Va ribadito che “In tema di riscossione, ai sensi del D.P.R. n. 602 del 1973, art. 25, per la validità del ruolo e della cartella esattoriale, non è indispensabile l’indicazione degli estremi identificativi o della data di notifica dell’accertamento precedentemente emesso, al quale detti atti facciano riferimento, essendo sufficiente l’indicazione di circostanze univoche che consentano l’individuazione di quell’atto, al fine di tutelare il diritto di difesa del contribuente rispetto alla verifica della procedura di riscossione promossa nei suoi confronti. (Nella specie, la S.C., in applicazione del principio, ha ritenuto adeguatamente motivate le cartelle di pagamento, che contenevano il richiamo ad accertamenti previamente notificati, divenuti definitivi per il minore importo derivante dal giudicato che li aveva in parte confermati, dei quali il contribuente era, dunque, pienamente a conoscenza)” (Cass., Ordinanza n. 25343 del 11/10/2018, Rv. 651432 – 01).
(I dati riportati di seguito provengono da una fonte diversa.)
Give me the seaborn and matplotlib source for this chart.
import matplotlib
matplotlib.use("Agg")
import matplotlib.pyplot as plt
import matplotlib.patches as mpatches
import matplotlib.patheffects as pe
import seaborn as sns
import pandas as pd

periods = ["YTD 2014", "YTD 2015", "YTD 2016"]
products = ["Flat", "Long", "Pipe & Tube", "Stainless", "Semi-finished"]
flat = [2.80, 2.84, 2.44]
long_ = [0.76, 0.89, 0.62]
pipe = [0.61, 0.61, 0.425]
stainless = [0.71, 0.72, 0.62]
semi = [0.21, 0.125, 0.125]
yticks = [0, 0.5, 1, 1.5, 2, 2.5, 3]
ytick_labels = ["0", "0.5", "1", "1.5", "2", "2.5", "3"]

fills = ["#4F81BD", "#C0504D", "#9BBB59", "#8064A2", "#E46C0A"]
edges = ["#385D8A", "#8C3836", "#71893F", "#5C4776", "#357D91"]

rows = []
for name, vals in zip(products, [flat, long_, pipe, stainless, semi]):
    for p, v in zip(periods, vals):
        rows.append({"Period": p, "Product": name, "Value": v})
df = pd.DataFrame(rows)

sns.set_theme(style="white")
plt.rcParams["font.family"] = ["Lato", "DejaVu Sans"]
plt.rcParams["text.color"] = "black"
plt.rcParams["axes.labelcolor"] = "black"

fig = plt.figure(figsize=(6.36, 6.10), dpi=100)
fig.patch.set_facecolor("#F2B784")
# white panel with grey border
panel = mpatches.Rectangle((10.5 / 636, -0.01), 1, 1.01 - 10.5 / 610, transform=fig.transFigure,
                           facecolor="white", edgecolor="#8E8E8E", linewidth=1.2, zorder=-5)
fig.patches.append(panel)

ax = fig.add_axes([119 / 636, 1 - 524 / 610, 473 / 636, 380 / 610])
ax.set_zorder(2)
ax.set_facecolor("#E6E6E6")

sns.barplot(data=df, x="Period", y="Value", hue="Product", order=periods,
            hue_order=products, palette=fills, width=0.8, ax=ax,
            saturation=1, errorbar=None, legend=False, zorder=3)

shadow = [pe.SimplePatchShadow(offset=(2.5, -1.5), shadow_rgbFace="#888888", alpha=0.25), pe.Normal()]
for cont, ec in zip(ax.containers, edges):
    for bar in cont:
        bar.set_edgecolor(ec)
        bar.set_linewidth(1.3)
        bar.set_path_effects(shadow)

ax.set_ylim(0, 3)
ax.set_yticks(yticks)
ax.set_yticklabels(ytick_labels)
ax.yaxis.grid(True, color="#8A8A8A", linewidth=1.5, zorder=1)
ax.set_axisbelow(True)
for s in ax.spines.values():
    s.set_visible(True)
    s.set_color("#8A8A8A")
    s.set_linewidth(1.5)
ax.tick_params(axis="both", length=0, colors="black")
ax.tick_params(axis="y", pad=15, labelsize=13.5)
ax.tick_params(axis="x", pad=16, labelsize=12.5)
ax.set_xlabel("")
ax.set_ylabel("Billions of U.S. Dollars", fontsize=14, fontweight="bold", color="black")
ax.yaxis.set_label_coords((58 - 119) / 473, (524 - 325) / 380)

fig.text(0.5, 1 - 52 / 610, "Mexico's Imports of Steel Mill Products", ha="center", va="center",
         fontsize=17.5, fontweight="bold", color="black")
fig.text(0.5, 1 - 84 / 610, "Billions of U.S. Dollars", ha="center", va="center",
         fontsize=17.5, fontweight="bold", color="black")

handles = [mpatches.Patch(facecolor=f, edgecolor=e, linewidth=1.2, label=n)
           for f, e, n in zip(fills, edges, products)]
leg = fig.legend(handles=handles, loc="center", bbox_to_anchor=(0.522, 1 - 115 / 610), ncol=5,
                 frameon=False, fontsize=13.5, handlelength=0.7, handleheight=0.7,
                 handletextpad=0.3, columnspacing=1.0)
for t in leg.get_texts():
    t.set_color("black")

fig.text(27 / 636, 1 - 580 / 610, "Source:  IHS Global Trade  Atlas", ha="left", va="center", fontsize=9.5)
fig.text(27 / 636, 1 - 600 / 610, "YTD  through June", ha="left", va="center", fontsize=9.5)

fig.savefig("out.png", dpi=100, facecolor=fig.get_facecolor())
La CTR non si è attenuta a tale principio di diritto ed ha quindi falsamente applicato le norme evocate con la denuncia di legittimità in esame.

Nel caso di specie, infatti, non è controverso che la cartella facesse espresso ed adeguato riferimento all’atto sanzionatorio prodromico, che peraltro era perfettamente conosciuto dalla società contribuente, che lo aveva impugnato.

Nè poteva prestarsi ad alcun equivoco l’indicazione nella cartella della data di notifica (28 novembre 2008) del titolo esecutivo, trattandosi proprio del giorno nel quale alla società contribuente è stata notificata la sentenza di appello, ad essa sfavorevole, pronunciata nella controversia avente ad oggetto l’atto sanzionatorio presupposto.

Il ricorso va dunque accolto in relazione ad entrambi i motivi, la sentenza impugnata va cassata.

Non essendo necessari ulteriori accertamenti di fatto, decidendosi nel merito, va rigettato il ricorso introduttivo della lite.

Le spese del giudizio di merito possono essere compensate per l’esito alterno dei due gradi.

Le spese del presente giudizio seguono la soccombenza e vanno liquidate come in dispositivo.

P.Q.M.

La Corte accoglie il ricorso, cassa la sentenza impugnata e decidendo nel merito, rigetta il ricorso introduttivo della lite. Compensa le spese dei gradi di merito; condanna la controricorrente al pagamento delle spese del giudizio di legittimità che liquida in Euro 5.600 oltre spese prenotate a debito.

Così deciso in Roma, il 17 aprile 2019.